= Family tree of Chinese monarchs (Warring States period) =

This is a family tree of Chinese monarchs during the Warring States period.

==Warring States period==

In 771 BC, a coalition of feudal lords and the Western Rong tribes overthrew King You and drove the Zhou out of the Wei valley. During the following Spring and Autumn and Warring States periods, the major states pursued independent policies and eventually declared full independence claiming the title 王 borne by Zhou rulers.
All claimed descent from the Yellow Emperor through cadet lines of the royal houses above, although the historicity of such claims is usually doubted.

=== Qin ===

The kings of Qin claimed descent from the Lady Xiu, "the granddaughter" of "a remote descendant" of the Emperor Zhuanxu, the grandson of the Yellow Emperor.

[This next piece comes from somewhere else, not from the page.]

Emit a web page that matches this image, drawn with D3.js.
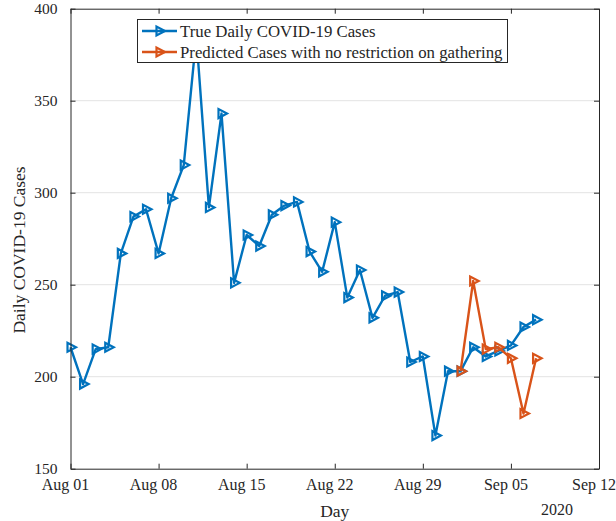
<!doctype html>
<html>
<head>
<meta charset="utf-8">
<title>Daily COVID-19 Cases</title>
<script src="https://cdnjs.cloudflare.com/ajax/libs/d3/7.8.5/d3.min.js"></script>
<style>
  body { margin: 0; background: #fff; }
  text { font-family: "Liberation Serif", "Times New Roman", serif; fill: #262626; }
</style>
</head>
<body>
<div id="chart"></div>
<script>
// data
const trueStart = "2020-08-01";
const trueCases = [216,196,215,216,267,287,291,267,297,315,385,292,343,251,277,271,288,293,
  295,268,257,284,243,258,232,244,246,208,211,168,203,203,216,211,214,217,227,231];
const predStart = "2020-09-01";
const predCases = [203,252,215,216,210,180,210];
const xTickDates = ["2020-08-01","2020-08-08","2020-08-15","2020-08-22","2020-08-29","2020-09-05","2020-09-12"];
const yTicks = [150,200,250,300,350,400];
const seriesNames = ["True Daily COVID-19 Cases", "Predicted Cases with no restriction on gathering"];
const colors = ["#0072BD", "#D95319"];

const W = 616, H = 521;
const pL = 70.5, pR = 599, pT = 8.7, pB = 468.7;

const parse = d3.utcParse("%Y-%m-%d");
const dayMs = 864e5;
const mk = (start, vals) => vals.map((v, i) => ({ date: new Date(parse(start).getTime() + i * dayMs), v }));
const trueData = mk(trueStart, trueCases);
const predData = mk(predStart, predCases);

const x = d3.scaleUtc().domain([parse("2020-08-01"), parse("2020-09-12")]).range([pL, pR]);
const y = d3.scaleLinear().domain([150, 400]).range([pB, pT]);

const svg = d3.select("#chart").append("svg").attr("width", W).attr("height", H);

// grid
svg.append("g").selectAll("line").data(yTicks.slice(1, -1)).join("line")
  .attr("x1", pL).attr("x2", pR)
  .attr("y1", d => y(d)).attr("y2", d => y(d))
  .attr("stroke", "#e3e3e3").attr("stroke-width", 1);

// series
const line = d3.line().x(d => x(d.date)).y(d => y(d.v));
const tri = "M-3,-4.5L-3,4.5L5.5,0Z";
[trueData, predData].forEach((data, k) => {
  const g = svg.append("g");
  g.append("path").datum(data).attr("d", line)
    .attr("fill", "none").attr("stroke", colors[k]).attr("stroke-width", 2.4).attr("stroke-linejoin", "round");
  g.selectAll("path.m").data(data).join("path").attr("class", "m")
    .attr("d", tri)
    .attr("transform", d => `translate(${x(d.date)},${y(d.v)})`)
    .attr("fill", "none").attr("stroke", colors[k]).attr("stroke-width", 2.2);
});

// axes (box with inward ticks)
const xTicks = xTickDates.map(parse);
const axisCol = "#262626";
const xAxis = d3.axisBottom(x).tickValues(xTicks).tickSizeInner(-5).tickSizeOuter(0).tickFormat("");
const xAxisTop = d3.axisTop(x).tickValues(xTicks).tickSizeInner(-5).tickSizeOuter(0).tickFormat("");
const yAxis = d3.axisLeft(y).tickValues(yTicks).tickSizeInner(-5).tickSizeOuter(0).tickFormat("");
const yAxisR = d3.axisRight(y).tickValues(yTicks).tickSizeInner(-5).tickSizeOuter(0).tickFormat("");
[[xAxis, `translate(0,${pB})`], [xAxisTop, `translate(0,${pT})`],
 [yAxis, `translate(${pL},0)`], [yAxisR, `translate(${pR},0)`]].forEach(([ax, tr]) => {
  const g = svg.append("g").attr("transform", tr).call(ax);
  g.selectAll("path,line").attr("stroke", axisCol).attr("stroke-width", 1);
});

// tick labels
const fmt = d3.utcFormat("%b %d");
svg.append("g").selectAll("text").data(xTicks).join("text")
  .attr("x", d => x(d) - 5).attr("y", pB + 21)
  .attr("text-anchor", "middle").attr("font-size", 16).text(d => fmt(d));
svg.append("g").selectAll("text").data(yTicks).join("text")
  .attr("x", pL - 13).attr("y", d => y(d) + 5)
  .attr("text-anchor", "end").attr("font-size", 15.5).text(d => d);

svg.append("text").attr("x", 557).attr("y", 515).attr("text-anchor", "middle").attr("font-size", 16).text("2020");
svg.append("text").attr("x", (pL + pR) / 2).attr("y", 517).attr("text-anchor", "middle").attr("font-size", 17.5).text("Day");
svg.append("text").attr("transform", "translate(25,250) rotate(-90)")
  .attr("text-anchor", "middle").attr("font-size", 17.5).text("Daily COVID-19 Cases");

// legend
const lg = svg.append("g");
lg.append("rect").attr("x", 137.5).attr("y", 19.5).attr("width", 370).attr("height", 43)
  .attr("fill", "#fff").attr("stroke", axisCol).attr("stroke-width", 1);
seriesNames.forEach((name, k) => {
  const yy = 31 + k * 21;
  lg.append("line").attr("x1", 142).attr("x2", 177).attr("y1", yy).attr("y2", yy)
    .attr("stroke", colors[k]).attr("stroke-width", 2.4);
  lg.append("path").attr("d", tri).attr("transform", `translate(159.5,${yy})`)
    .attr("fill", "none").attr("stroke", colors[k]).attr("stroke-width", 2.2);
  lg.append("text").attr("x", 180).attr("y", yy + 5.5).attr("font-size", 16.8).text(name);
});
</script>
</body>
</html>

Similarly, in the next generation, Lady Hua was said to be descended from Shaodian, the legendary figure who is sometimes the father and sometimes the foster father of the Yellow and Flame Emperors. Although Nüfang (lit. "Lady Fang") is counted as Elai's son, some scholars have claimed the figure was Elai's daughter and, along with the numerous important women in the early pedigree, indicates that early Qin was matriarchal. (Note: E.g., Lao Kan in his commentary on the Records of the Grand Historian, although note Nienhauser's disagreement with that assessment.)
The surname Ying (lit."Abundance") was said to have been bestowed by Shun upon Dafei (the husbandman Yi). If it was ever held by any of his descendants, it had fallen out of use by the time of Feizi, who was granted the name anew by King Xiao of the Zhou.